-- start of Given data --
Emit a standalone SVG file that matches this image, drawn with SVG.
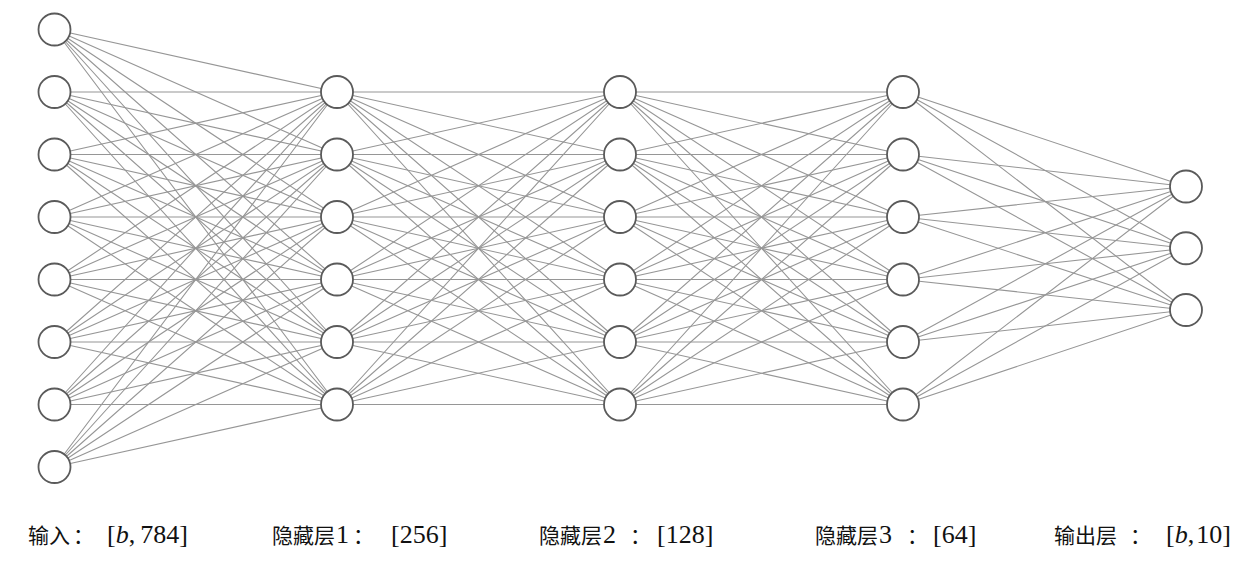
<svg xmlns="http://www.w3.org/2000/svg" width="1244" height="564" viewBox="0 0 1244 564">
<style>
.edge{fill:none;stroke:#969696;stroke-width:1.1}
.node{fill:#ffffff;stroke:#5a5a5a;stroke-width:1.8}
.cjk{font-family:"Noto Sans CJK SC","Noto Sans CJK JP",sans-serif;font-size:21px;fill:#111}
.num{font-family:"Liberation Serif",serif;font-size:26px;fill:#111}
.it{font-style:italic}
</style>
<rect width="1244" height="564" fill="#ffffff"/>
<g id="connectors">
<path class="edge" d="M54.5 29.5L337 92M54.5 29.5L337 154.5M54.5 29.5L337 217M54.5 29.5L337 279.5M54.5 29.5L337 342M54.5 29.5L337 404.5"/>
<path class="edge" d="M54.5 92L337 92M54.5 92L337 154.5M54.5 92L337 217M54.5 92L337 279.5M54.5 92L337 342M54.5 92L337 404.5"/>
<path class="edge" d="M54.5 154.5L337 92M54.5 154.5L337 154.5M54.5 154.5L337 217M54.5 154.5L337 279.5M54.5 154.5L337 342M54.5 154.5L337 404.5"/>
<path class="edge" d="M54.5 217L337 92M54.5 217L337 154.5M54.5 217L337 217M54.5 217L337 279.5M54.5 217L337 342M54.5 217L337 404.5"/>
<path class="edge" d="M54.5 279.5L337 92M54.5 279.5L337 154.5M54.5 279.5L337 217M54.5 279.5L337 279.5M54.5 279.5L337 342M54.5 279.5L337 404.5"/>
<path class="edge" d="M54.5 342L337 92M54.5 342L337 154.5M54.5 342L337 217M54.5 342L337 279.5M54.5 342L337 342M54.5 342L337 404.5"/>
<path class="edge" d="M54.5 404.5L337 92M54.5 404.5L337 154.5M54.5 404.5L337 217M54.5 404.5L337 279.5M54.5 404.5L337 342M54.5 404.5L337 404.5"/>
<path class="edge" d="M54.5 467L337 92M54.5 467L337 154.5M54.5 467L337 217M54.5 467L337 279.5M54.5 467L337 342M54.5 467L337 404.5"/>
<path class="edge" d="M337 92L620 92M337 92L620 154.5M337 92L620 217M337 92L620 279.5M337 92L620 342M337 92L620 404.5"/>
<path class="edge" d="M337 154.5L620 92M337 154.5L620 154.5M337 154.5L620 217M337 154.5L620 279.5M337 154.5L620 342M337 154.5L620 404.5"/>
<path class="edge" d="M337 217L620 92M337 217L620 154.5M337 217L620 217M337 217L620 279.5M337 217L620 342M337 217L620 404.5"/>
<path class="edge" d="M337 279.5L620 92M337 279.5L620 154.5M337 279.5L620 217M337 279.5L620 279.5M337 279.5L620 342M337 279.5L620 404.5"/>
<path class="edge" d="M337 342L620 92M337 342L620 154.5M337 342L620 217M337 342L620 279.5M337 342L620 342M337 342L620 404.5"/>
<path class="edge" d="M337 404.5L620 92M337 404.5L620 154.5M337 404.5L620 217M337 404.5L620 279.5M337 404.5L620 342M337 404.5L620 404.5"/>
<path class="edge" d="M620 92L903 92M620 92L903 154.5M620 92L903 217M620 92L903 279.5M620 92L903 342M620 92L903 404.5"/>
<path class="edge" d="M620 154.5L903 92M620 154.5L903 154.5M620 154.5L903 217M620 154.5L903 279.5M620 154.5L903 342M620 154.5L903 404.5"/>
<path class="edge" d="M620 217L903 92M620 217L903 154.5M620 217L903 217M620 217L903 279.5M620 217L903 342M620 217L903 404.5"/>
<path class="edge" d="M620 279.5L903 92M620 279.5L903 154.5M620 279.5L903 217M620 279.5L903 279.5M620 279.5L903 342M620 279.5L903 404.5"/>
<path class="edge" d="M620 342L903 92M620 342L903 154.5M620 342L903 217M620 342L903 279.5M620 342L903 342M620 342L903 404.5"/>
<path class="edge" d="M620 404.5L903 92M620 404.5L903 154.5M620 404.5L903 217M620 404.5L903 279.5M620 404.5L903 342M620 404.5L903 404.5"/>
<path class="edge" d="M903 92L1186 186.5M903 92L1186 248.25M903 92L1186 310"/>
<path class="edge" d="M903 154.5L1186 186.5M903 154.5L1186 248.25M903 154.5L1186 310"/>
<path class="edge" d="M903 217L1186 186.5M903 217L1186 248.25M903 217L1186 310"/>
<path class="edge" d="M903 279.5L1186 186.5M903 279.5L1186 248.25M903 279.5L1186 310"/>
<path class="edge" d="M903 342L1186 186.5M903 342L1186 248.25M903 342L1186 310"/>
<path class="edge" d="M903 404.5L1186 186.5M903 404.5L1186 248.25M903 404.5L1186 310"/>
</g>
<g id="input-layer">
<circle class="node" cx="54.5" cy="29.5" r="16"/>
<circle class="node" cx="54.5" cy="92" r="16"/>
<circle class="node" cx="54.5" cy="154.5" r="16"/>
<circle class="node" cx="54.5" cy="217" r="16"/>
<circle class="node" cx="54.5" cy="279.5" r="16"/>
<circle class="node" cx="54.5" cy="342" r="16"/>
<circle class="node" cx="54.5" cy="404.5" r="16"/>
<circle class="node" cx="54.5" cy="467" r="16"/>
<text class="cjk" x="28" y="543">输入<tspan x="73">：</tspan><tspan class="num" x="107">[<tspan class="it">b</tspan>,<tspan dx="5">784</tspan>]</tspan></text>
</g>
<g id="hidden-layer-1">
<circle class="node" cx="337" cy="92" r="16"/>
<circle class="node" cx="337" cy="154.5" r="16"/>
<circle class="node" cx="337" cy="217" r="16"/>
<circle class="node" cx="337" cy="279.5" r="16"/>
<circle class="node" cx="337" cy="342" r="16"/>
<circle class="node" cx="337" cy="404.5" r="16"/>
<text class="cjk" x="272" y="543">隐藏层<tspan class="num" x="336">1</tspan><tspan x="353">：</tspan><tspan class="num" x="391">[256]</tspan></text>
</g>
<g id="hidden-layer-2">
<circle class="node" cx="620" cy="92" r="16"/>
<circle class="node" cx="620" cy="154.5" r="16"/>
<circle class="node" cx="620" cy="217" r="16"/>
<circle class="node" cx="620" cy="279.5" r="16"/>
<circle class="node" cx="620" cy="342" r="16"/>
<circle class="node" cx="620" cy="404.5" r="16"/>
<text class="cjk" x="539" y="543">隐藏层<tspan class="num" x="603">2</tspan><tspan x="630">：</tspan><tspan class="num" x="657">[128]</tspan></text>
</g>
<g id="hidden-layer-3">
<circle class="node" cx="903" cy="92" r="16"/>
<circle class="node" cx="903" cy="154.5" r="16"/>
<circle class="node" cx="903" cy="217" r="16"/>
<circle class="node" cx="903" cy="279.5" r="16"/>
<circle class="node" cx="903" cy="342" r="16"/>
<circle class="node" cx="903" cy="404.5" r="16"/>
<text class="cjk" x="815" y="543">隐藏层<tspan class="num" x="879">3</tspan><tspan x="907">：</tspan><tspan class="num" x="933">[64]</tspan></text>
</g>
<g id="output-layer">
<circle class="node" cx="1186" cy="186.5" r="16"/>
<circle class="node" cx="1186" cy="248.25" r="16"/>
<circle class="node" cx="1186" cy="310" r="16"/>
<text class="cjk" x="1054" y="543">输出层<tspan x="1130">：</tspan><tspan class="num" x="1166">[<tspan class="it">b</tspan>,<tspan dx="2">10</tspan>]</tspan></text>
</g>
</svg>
-- end of Given data --
Stated exercise: Write out the material above once more, exactly as it reads, with no pictures.

Complete response:
Emit a standalone SVG file that matches this image, drawn with SVG.
<svg xmlns="http://www.w3.org/2000/svg" width="1244" height="564" viewBox="0 0 1244 564">
<style>
.edge{fill:none;stroke:#969696;stroke-width:1.1}
.node{fill:#ffffff;stroke:#5a5a5a;stroke-width:1.8}
.cjk{font-family:"Noto Sans CJK SC","Noto Sans CJK JP",sans-serif;font-size:21px;fill:#111}
.num{font-family:"Liberation Serif",serif;font-size:26px;fill:#111}
.it{font-style:italic}
</style>
<rect width="1244" height="564" fill="#ffffff"/>
<g id="connectors">
<path class="edge" d="M54.5 29.5L337 92M54.5 29.5L337 154.5M54.5 29.5L337 217M54.5 29.5L337 279.5M54.5 29.5L337 342M54.5 29.5L337 404.5"/>
<path class="edge" d="M54.5 92L337 92M54.5 92L337 154.5M54.5 92L337 217M54.5 92L337 279.5M54.5 92L337 342M54.5 92L337 404.5"/>
<path class="edge" d="M54.5 154.5L337 92M54.5 154.5L337 154.5M54.5 154.5L337 217M54.5 154.5L337 279.5M54.5 154.5L337 342M54.5 154.5L337 404.5"/>
<path class="edge" d="M54.5 217L337 92M54.5 217L337 154.5M54.5 217L337 217M54.5 217L337 279.5M54.5 217L337 342M54.5 217L337 404.5"/>
<path class="edge" d="M54.5 279.5L337 92M54.5 279.5L337 154.5M54.5 279.5L337 217M54.5 279.5L337 279.5M54.5 279.5L337 342M54.5 279.5L337 404.5"/>
<path class="edge" d="M54.5 342L337 92M54.5 342L337 154.5M54.5 342L337 217M54.5 342L337 279.5M54.5 342L337 342M54.5 342L337 404.5"/>
<path class="edge" d="M54.5 404.5L337 92M54.5 404.5L337 154.5M54.5 404.5L337 217M54.5 404.5L337 279.5M54.5 404.5L337 342M54.5 404.5L337 404.5"/>
<path class="edge" d="M54.5 467L337 92M54.5 467L337 154.5M54.5 467L337 217M54.5 467L337 279.5M54.5 467L337 342M54.5 467L337 404.5"/>
<path class="edge" d="M337 92L620 92M337 92L620 154.5M337 92L620 217M337 92L620 279.5M337 92L620 342M337 92L620 404.5"/>
<path class="edge" d="M337 154.5L620 92M337 154.5L620 154.5M337 154.5L620 217M337 154.5L620 279.5M337 154.5L620 342M337 154.5L620 404.5"/>
<path class="edge" d="M337 217L620 92M337 217L620 154.5M337 217L620 217M337 217L620 279.5M337 217L620 342M337 217L620 404.5"/>
<path class="edge" d="M337 279.5L620 92M337 279.5L620 154.5M337 279.5L620 217M337 279.5L620 279.5M337 279.5L620 342M337 279.5L620 404.5"/>
<path class="edge" d="M337 342L620 92M337 342L620 154.5M337 342L620 217M337 342L620 279.5M337 342L620 342M337 342L620 404.5"/>
<path class="edge" d="M337 404.5L620 92M337 404.5L620 154.5M337 404.5L620 217M337 404.5L620 279.5M337 404.5L620 342M337 404.5L620 404.5"/>
<path class="edge" d="M620 92L903 92M620 92L903 154.5M620 92L903 217M620 92L903 279.5M620 92L903 342M620 92L903 404.5"/>
<path class="edge" d="M620 154.5L903 92M620 154.5L903 154.5M620 154.5L903 217M620 154.5L903 279.5M620 154.5L903 342M620 154.5L903 404.5"/>
<path class="edge" d="M620 217L903 92M620 217L903 154.5M620 217L903 217M620 217L903 279.5M620 217L903 342M620 217L903 404.5"/>
<path class="edge" d="M620 279.5L903 92M620 279.5L903 154.5M620 279.5L903 217M620 279.5L903 279.5M620 279.5L903 342M620 279.5L903 404.5"/>
<path class="edge" d="M620 342L903 92M620 342L903 154.5M620 342L903 217M620 342L903 279.5M620 342L903 342M620 342L903 404.5"/>
<path class="edge" d="M620 404.5L903 92M620 404.5L903 154.5M620 404.5L903 217M620 404.5L903 279.5M620 404.5L903 342M620 404.5L903 404.5"/>
<path class="edge" d="M903 92L1186 186.5M903 92L1186 248.25M903 92L1186 310"/>
<path class="edge" d="M903 154.5L1186 186.5M903 154.5L1186 248.25M903 154.5L1186 310"/>
<path class="edge" d="M903 217L1186 186.5M903 217L1186 248.25M903 217L1186 310"/>
<path class="edge" d="M903 279.5L1186 186.5M903 279.5L1186 248.25M903 279.5L1186 310"/>
<path class="edge" d="M903 342L1186 186.5M903 342L1186 248.25M903 342L1186 310"/>
<path class="edge" d="M903 404.5L1186 186.5M903 404.5L1186 248.25M903 404.5L1186 310"/>
</g>
<g id="input-layer">
<circle class="node" cx="54.5" cy="29.5" r="16"/>
<circle class="node" cx="54.5" cy="92" r="16"/>
<circle class="node" cx="54.5" cy="154.5" r="16"/>
<circle class="node" cx="54.5" cy="217" r="16"/>
<circle class="node" cx="54.5" cy="279.5" r="16"/>
<circle class="node" cx="54.5" cy="342" r="16"/>
<circle class="node" cx="54.5" cy="404.5" r="16"/>
<circle class="node" cx="54.5" cy="467" r="16"/>
<text class="cjk" x="28" y="543">输入<tspan x="73">：</tspan><tspan class="num" x="107">[<tspan class="it">b</tspan>,<tspan dx="5">784</tspan>]</tspan></text>
</g>
<g id="hidden-layer-1">
<circle class="node" cx="337" cy="92" r="16"/>
<circle class="node" cx="337" cy="154.5" r="16"/>
<circle class="node" cx="337" cy="217" r="16"/>
<circle class="node" cx="337" cy="279.5" r="16"/>
<circle class="node" cx="337" cy="342" r="16"/>
<circle class="node" cx="337" cy="404.5" r="16"/>
<text class="cjk" x="272" y="543">隐藏层<tspan class="num" x="336">1</tspan><tspan x="353">：</tspan><tspan class="num" x="391">[256]</tspan></text>
</g>
<g id="hidden-layer-2">
<circle class="node" cx="620" cy="92" r="16"/>
<circle class="node" cx="620" cy="154.5" r="16"/>
<circle class="node" cx="620" cy="217" r="16"/>
<circle class="node" cx="620" cy="279.5" r="16"/>
<circle class="node" cx="620" cy="342" r="16"/>
<circle class="node" cx="620" cy="404.5" r="16"/>
<text class="cjk" x="539" y="543">隐藏层<tspan class="num" x="603">2</tspan><tspan x="630">：</tspan><tspan class="num" x="657">[128]</tspan></text>
</g>
<g id="hidden-layer-3">
<circle class="node" cx="903" cy="92" r="16"/>
<circle class="node" cx="903" cy="154.5" r="16"/>
<circle class="node" cx="903" cy="217" r="16"/>
<circle class="node" cx="903" cy="279.5" r="16"/>
<circle class="node" cx="903" cy="342" r="16"/>
<circle class="node" cx="903" cy="404.5" r="16"/>
<text class="cjk" x="815" y="543">隐藏层<tspan class="num" x="879">3</tspan><tspan x="907">：</tspan><tspan class="num" x="933">[64]</tspan></text>
</g>
<g id="output-layer">
<circle class="node" cx="1186" cy="186.5" r="16"/>
<circle class="node" cx="1186" cy="248.25" r="16"/>
<circle class="node" cx="1186" cy="310" r="16"/>
<text class="cjk" x="1054" y="543">输出层<tspan x="1130">：</tspan><tspan class="num" x="1166">[<tspan class="it">b</tspan>,<tspan dx="2">10</tspan>]</tspan></text>
</g>
</svg>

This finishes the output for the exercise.